Maybe that's P for Pontiac plant, and K for Kansas City? In the restoration guide it shows an L, such as 3.23 L.


----------



## Tom L (Aug 11, 2011)

*Jack instruction pic*

Dave that is a good point but one of my references ties the alpha letter directly to the gear ratio; "D=3.08/E or M=3.36/F or N=3.55/H or P=3.90/K or L=3.23. The 4.33 was not available until 1965 and there is no 3.73 listed at all. Still not able to upload picture, I'll keep trying. Tom


----------



## Tom L (Aug 11, 2011)

*jack instruction placement*

Dave I think it might work this time. Nope, still get that web page cannot message. Sorry. Tom


----------



## 05GTO (Oct 6, 2004)

Tom,

I believe your picture may be too large, open the picture you are trying to upload and right click on the picture, then select properties. What are the dimensions of the picture?


----------



## Tom L (Aug 11, 2011)

*Jack instruction placement*

05, It says 2.62 mb/2,749,840 bytes. I didn't see anything to shrink it at properties tho.

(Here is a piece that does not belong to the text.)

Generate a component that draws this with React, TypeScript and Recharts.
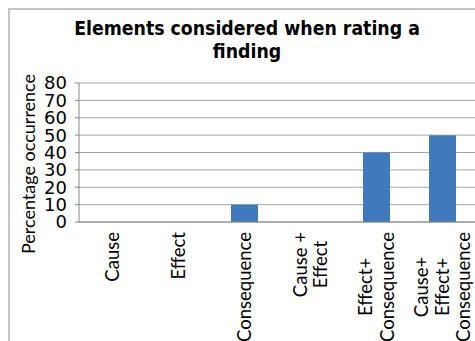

Tom


----------



## Tom L (Aug 11, 2011)

*Jack Instruction Placement*

05, when I click on the paper clip I get a jpeg with a size dimension of; 3648x2736. Tom


----------



## Thor7352 (Oct 11, 2010)

Here is what mine looked like from the factory (keep in mind its kind of like looking at it backwards in this photo):









Notice the corner of the sticker actually went over the support steel...









Hope that helps..


PS. I upload my photos to shutterfly.com then I right click on them and select 'copy image URL' (done differently with different browers). Then I add my reply to this forum and there is an icon that looks like a mountain with a moon over it, and it says 'insert image'. I click that an it asks for the URL of the image, and I past the previously copied URL there. It works pretty well for me.

-Thor


----------



## Tom L (Aug 11, 2011)

*Jack Instruction*

Thor/Dave, thats the exact location of my sticker. Looking at with it on the car right side, big pie shaped area. Tom


----------



## daveh70 (Sep 4, 2008)

Thanks much guys!


----------



## allpawl66 (May 9, 2008)

Anywhere in that area is acceptable , there is 2 decals depending on when your 64 was built .


----------